Cytosolic and luminal Ca²⁺ regulation of the D3291V-RyR2 channels: (A) Single-channel recordings from WT-RyR2 (black) and D3291V-RyR2 (red) were recorded at a membrane holding potential of 0 mV at three different cytosolic free Ca²⁺ concentrations. Open events are upward deflections from zero current level (blue dotted line, c). The cytosolic solution contained 120 mM Tris and 250 mM HEPES (pH 7.4), and the cytosolic Ca²⁺ levels were adjusted with 0.2 mM BAPTA and 1 mM Dibromo-BAPTA in Cis. Trans solution contained 50 mM Ca²⁺ and 250 mM HEPES (pH 7.4). (B) Single-channel traces from WT-RyR2 (black) and D3291V-RyR2 (red) were recorded in symmetrical conditions of 250 mM CsCH₃O₃S, 20 mM HEPES, pH 7.4. In Trans, the desired luminal Ca²⁺ levels were adjusted with 1 mM BAPTA with the cytosolic free Ca²⁺ concentration set to 5 µM in Cis. Channel activity was taken at +20 mV holding potential. (C) Open probabilities of WT-RyR2 (black squares) and D3291V-RyR2 (red squares) obtained, under the same conditions as in A, and challenged with increasing free [Ca²⁺] in Cis.

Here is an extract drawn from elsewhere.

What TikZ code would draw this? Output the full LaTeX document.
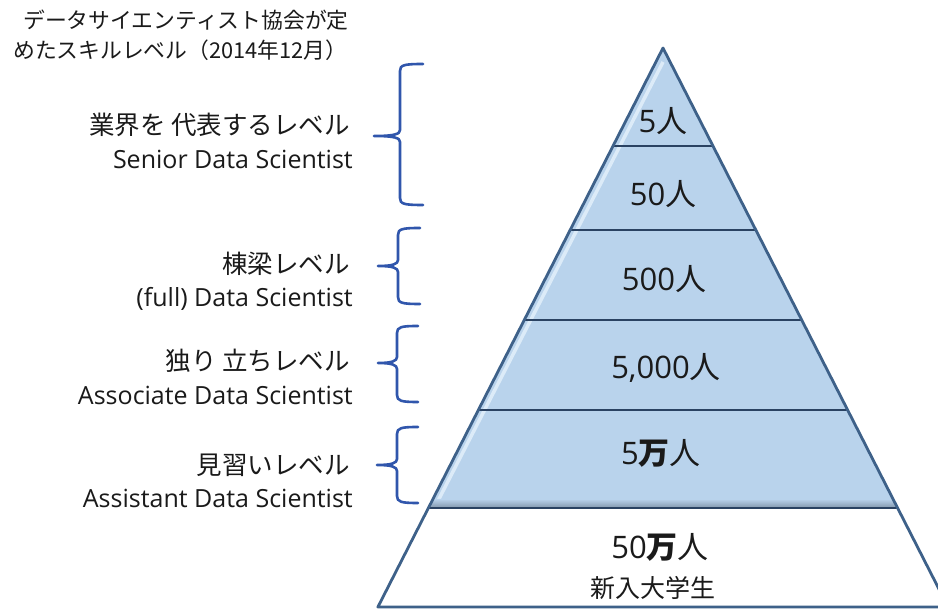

The sigmoidal curves resulted from the fitting using a Hill function: y = Vmax × xⁿ/(kⁿ + xⁿ) where Vmax is the max velocity, k is Michaelis constant, and n is the number of cooperative sites. At the same concentrations of free Ca²⁺, the open probability of WT-RyR2 and D3291V-RyR2 channels were not significantly different. (ANOVA, one-way analysis at p < 0.05). The EC_50′s for the WT-RyR2 and D3291V-RyR2 were 438 ± 75nM (n = 2–7) and 320 ± 41nM (n = 3–5), respectively. (D) Open probabilities of WT-RyR2 (black squares) and D3291V-RyR2 (red squares) obtained under the same conditions as in C, and challenged with increasing free [Ca²⁺] in Trans. The open probabilities of WT and D3291V-RyR2 channels were significantly different at low luminal concentrations of free Ca²⁺ (ANOVA one-way test at p < 0.05). Currents traces were filtered at 800 Hz.